China's stablecoin curbs cool HK hype
China, long cautious towards cryptocurrencies, this month banned the unauthorised issuance of offshore renminbi stablecoins by domestic and foreign entities, even as Hong Kong prepares to license stablecoin issuers for the first time.
The People’s Bank of China on February 6 reiterated the nation’s ban on cryptocurrency activity, which dates back to 2021, and also closed the door on the overseas issuance of stablecoins pegged to the renminbi without prior approval.
“It indeed comes back to questions about control over national currency and also supervision over activities in the financial sector,” said Andrew O’Neill, managing director and digital assets analytical lead at S&P, noting that China’s concerns about stablecoins are primarily centred on mitigating potential risks from rapid scaling of renminbi issuers outside China.
Stablecoins are a type of cryptocurrency token designed to maintain a constant value and usually pegged to a fiat currency such as the US dollar, allowing money to be moved using blockchain networks. The PBoC noted that the use of stablecoins is related to monetary sovereignty.
“Sovereignty is the play,” said Kher Sheng Lee, co-head of Asia Pacific at the Alternative Investment Management Association, calling the move a “surgical strike” on capital leaks. “If it walks like [renminbi], but bypasses the central bank, it is dead,” he said.
“This is the most comprehensive action since the 2021 [cryptocurrency] mining ban, but the direction was already clear," said Ben Charoenwong, an associate finance professor at the Insead business school in Singapore.
He noted that the driver for caution towards stablecoins is the threat to the banking system and capital controls. “The risk of stablecoins circumventing capital controls is real and growing," he said. "Beijing is protecting the banking system and its capital account regime.”
China’s tightening grip on CNH stablecoins comes as authorities work to strengthen the framework for the e-CNY, its official digital currency. As of the end of November, China recorded 3.48 billion cumulative digital renminbi transactions worth Rmb16.7trn (US$2.4trn). The currency became the first interest-bearing central bank digital currency in the world as of January 1. Stablecoins usually do not pay interest to holders.
Meanwhile, Hong Kong is in the process of reviewing applications for stablecoin issuance after passing a Stablecoins Ordinance in May last year. The Hong Kong Monetary Authority received 36 applications from prospective stablecoin issuers as of September, including Anchorpoint Financial, a joint venture between Standard Chartered Bank, telco HKT and fintech investor Animoca Brands.

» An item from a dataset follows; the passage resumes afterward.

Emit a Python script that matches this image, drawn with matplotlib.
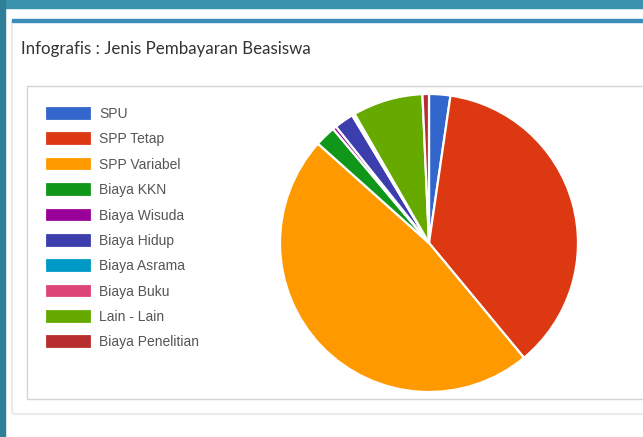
import matplotlib

matplotlib.use("Agg")
import matplotlib.pyplot as plt
from matplotlib.patches import Rectangle, FancyBboxPatch

W, H = 643, 437

labels = ["SPU", "SPP Tetap", "SPP Variabel", "Biaya KKN", "Biaya Wisuda",
          "Biaya Hidup", "Biaya Asrama", "Biaya Buku", "Lain - Lain", "Biaya Penelitian"]
values = [2.3, 36.6, 47.5, 2.25, 0.4, 2.1, 0.15, 0.15, 7.6, 0.7]
colors = ["#3366CC", "#DC3912", "#FF9900", "#109618", "#990099",
          "#3B3EAC", "#0099C6", "#DD4477", "#66AA00", "#B82E2E"]
title = "Infografis : Jenis Pembayaran Beasiswa"

fig = plt.figure(figsize=(W / 100, H / 100), dpi=100)

# page background + card, in pixel coordinates
bg = fig.add_axes([0, 0, 1, 1])
bg.set_xlim(0, W)
bg.set_ylim(H, 0)
bg.axis("off")
bg.add_patch(Rectangle((0, 0), W, H, color="white"))
bg.add_patch(Rectangle((0, 0), W, 8, color="#3a92ad"))
bg.add_patch(Rectangle((0, 0), 5, H, color="#2f7f98"))
bg.add_patch(FancyBboxPatch((12, 20), W, 394, boxstyle="round,pad=0,rounding_size=3",
                            facecolor="white", edgecolor="#e6e6e6", lw=1.2))
bg.add_patch(Rectangle((12, 19), W, 3, color="#3c8dbc"))
bg.add_patch(Rectangle((27, 86), W, 313, facecolor="white", edgecolor="#d4d4d4", lw=1))
bg.text(21, 49, title, fontsize=12.2, family="Lato", color="#333333", va="center", ha="left")

# pie
cx, cy, r = 429, 243, 149
ax = fig.add_axes([(cx - r) / W, (H - cy - r) / H, 2 * r / W, 2 * r / H])
wedges, _ = ax.pie(values, colors=colors, startangle=90, counterclock=False, radius=1,
                   wedgeprops=dict(edgecolor="white", linewidth=1.6))
ax.set_xlim(-1, 1)
ax.set_ylim(-1, 1)
ax.set_aspect("auto")
ax.axis("off")

leg = fig.legend(wedges, labels, loc="upper left",
                 bbox_to_anchor=(45 / W, 1 - 106 / H), frameon=False,
                 prop=dict(family="Liberation Sans", size=10),
                 handlelength=3.4, handleheight=1.24, handletextpad=0.5,
                 labelspacing=0.75, borderpad=0, borderaxespad=0)
for t in leg.get_texts():
    t.set_color("#555555")

fig.savefig("out.png", dpi=100)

HKMA chief executive Eddie Yue told lawmakers earlier this month that the award of licences was likely to be announced in March, with only a “very small number” approved initially. He noted that several submissions lacked detail on use cases, risk management and reserve composition, and required follow-up.
“Since the Hong Kong framework came out, there has been a cautious tone. The initial expectations of a very quick rollout have been somewhat tempered,” S&P’s O’Neill said. “It is possible that China is monitoring Hong Kong closely as a testing ground, assessing the effectiveness of the framework and how regulators adapt to the technology.”
“Hong Kong is being deliberate, not delayed,” AIMA’s Lee said. “The HKMA is curating a gallery, not opening a bazaar. They want the first batch bulletproof. Strong reserves. Clean AML. No Beijing blowback. Scarcity is strategy. Rushing approvals would undermine the credibility they are trying to build.”
The first stablecoins from Hong Kong are likely to be pegged to the Hong Kong dollar, and expectations that CNH stablecoins would follow soon afterwards have been tempered by the PBoC's announcement.
Lee noted that while Hong Kong's stablecoin push moves forward, the scrutiny on CNH products will intensify.
Chinese technology giants Alibaba Group Holding and JD.com paused plans to issue stablecoins in Hong Kong after the government raised concerns about the rise of currencies controlled by the private sector, the Financial Times reported in October. Both companies had said earlier in 2025 that they would participate in Hong Kong’s pilot stablecoin programme.
'Caution is the vibe'
China also said it was boosting scrutiny of real-world asset tokenisation, which involves the conversion of traditional assets such as stocks, bonds and funds, into digital tokens traded on a blockchain. The PBoC noted that the unauthorised issuance of such tokens could amount to illegal fundraising.
S&P’s O’Neill noted that while concerns about stablecoin are centred on maintaining control over the national currency, China’s caution towards RWA tokenisation is in line with how most regulators, particularly those in Asia Pacific, are progressing with their digitalisation efforts.
“They are supportive of innovation, sandboxes and pilot projects, but generally believe that clear rules need to be in place before there is any adoption at scale,” he said. “The announcements last week from China showed a cautious stance toward RWA tokenisation, [and reflect] a preference for regulatory frameworks to be established before technology is experimented with at scale.”
“It is not a blanket ban, but a firewall. Beijing is fencing off mainland assets from offshore speculation. Real assets issued through regulated Hong Kong infrastructure remain viable. But caution is the vibe,” AIMA’s Lee said.